[start of Excerpted records]

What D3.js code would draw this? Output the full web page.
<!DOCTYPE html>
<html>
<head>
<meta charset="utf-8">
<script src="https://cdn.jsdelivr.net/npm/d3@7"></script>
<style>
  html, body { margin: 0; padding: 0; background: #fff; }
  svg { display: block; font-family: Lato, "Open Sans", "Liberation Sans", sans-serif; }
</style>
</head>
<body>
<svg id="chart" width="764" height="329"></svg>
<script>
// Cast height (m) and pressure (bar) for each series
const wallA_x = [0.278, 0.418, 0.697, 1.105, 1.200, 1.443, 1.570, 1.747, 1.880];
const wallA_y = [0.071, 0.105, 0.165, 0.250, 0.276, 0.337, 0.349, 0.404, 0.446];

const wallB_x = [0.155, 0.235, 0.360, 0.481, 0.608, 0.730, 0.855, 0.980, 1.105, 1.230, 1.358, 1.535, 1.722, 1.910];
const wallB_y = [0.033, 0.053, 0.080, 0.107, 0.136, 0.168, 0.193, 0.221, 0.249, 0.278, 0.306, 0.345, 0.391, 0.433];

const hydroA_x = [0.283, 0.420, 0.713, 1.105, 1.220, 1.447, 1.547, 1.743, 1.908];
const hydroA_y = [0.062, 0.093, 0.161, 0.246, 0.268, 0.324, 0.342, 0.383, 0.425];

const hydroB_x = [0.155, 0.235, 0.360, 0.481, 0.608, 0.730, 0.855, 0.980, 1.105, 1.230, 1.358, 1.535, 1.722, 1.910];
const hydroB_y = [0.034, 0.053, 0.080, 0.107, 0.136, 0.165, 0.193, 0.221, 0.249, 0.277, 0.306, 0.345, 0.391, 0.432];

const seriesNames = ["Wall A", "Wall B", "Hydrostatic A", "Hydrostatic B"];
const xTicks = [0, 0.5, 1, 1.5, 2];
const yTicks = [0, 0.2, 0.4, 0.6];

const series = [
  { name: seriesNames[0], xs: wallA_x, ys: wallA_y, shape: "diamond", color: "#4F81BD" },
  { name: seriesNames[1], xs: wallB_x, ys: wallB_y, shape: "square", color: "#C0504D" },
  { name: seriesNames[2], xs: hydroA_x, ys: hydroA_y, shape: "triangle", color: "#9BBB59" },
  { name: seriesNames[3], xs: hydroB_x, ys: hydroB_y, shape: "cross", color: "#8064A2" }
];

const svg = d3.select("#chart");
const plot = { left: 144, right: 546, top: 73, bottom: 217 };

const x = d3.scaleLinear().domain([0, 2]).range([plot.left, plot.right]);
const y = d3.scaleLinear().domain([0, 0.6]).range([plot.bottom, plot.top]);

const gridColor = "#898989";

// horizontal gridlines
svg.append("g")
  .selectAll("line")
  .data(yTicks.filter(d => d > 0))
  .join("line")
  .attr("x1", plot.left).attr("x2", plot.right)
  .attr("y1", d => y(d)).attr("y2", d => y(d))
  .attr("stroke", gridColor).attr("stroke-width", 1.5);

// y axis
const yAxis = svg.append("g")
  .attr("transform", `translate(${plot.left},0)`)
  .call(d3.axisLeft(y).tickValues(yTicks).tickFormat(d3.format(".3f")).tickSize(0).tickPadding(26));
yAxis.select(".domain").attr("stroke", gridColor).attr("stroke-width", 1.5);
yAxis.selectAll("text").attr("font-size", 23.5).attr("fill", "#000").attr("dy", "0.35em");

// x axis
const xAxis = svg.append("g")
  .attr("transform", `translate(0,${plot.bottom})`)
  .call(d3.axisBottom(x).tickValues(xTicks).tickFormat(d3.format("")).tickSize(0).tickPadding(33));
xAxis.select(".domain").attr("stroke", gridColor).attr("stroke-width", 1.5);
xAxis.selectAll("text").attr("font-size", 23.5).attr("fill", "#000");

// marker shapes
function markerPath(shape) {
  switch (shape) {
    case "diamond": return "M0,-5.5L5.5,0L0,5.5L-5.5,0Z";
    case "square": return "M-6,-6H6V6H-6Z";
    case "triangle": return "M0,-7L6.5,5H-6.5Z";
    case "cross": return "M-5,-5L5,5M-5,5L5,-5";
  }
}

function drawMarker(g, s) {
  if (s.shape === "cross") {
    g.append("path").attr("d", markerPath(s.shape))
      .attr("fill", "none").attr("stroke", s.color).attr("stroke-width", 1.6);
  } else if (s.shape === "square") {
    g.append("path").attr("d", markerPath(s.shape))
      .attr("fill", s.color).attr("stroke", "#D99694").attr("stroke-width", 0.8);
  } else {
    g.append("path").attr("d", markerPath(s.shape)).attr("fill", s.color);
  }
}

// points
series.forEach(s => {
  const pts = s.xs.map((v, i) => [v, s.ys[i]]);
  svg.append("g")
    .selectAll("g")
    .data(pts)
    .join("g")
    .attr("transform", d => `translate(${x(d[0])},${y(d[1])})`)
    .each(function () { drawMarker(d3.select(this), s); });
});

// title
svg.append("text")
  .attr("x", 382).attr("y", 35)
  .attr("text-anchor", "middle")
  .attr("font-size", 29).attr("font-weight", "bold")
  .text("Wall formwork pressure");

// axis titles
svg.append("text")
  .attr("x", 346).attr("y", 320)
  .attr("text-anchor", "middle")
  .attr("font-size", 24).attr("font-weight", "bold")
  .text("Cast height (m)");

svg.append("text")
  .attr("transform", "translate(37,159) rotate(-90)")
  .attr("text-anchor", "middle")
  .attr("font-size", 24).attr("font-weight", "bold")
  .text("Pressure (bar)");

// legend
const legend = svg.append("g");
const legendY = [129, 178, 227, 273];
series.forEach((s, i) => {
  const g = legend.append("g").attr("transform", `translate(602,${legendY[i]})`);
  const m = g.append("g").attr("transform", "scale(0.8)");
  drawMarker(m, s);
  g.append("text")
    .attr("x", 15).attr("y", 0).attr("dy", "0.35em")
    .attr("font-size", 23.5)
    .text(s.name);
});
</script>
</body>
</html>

[end of Excerpted records]
[start of Excerpted records]

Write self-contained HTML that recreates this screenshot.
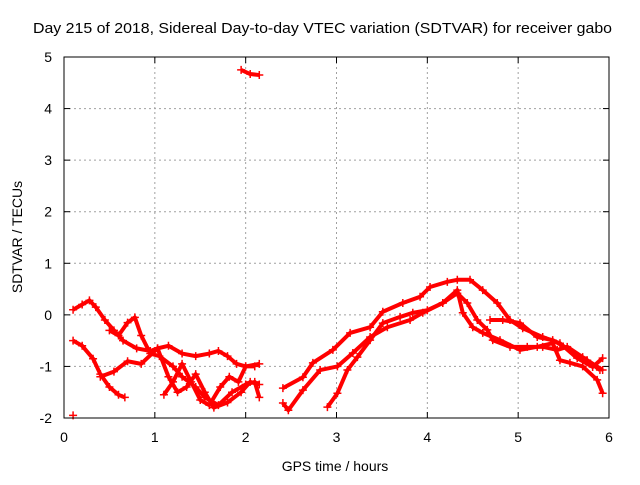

[end of Excerpted records]

What the task requires. Your task is to print the lines from the one containing "What D3.js code" through the one containing "0.342, 0.383, 0.425];", exactly and with nothing added.

Problem solution.
What D3.js code would draw this? Output the full web page.
<!DOCTYPE html>
<html>
<head>
<meta charset="utf-8">
<script src="https://cdn.jsdelivr.net/npm/d3@7"></script>
<style>
  html, body { margin: 0; padding: 0; background: #fff; }
  svg { display: block; font-family: Lato, "Open Sans", "Liberation Sans", sans-serif; }
</style>
</head>
<body>
<svg id="chart" width="764" height="329"></svg>
<script>
// Cast height (m) and pressure (bar) for each series
const wallA_x = [0.278, 0.418, 0.697, 1.105, 1.200, 1.443, 1.570, 1.747, 1.880];
const wallA_y = [0.071, 0.105, 0.165, 0.250, 0.276, 0.337, 0.349, 0.404, 0.446];

const wallB_x = [0.155, 0.235, 0.360, 0.481, 0.608, 0.730, 0.855, 0.980, 1.105, 1.230, 1.358, 1.535, 1.722, 1.910];
const wallB_y = [0.033, 0.053, 0.080, 0.107, 0.136, 0.168, 0.193, 0.221, 0.249, 0.278, 0.306, 0.345, 0.391, 0.433];

const hydroA_x = [0.283, 0.420, 0.713, 1.105, 1.220, 1.447, 1.547, 1.743, 1.908];
const hydroA_y = [0.062, 0.093, 0.161, 0.246, 0.268, 0.324, 0.342, 0.383, 0.425];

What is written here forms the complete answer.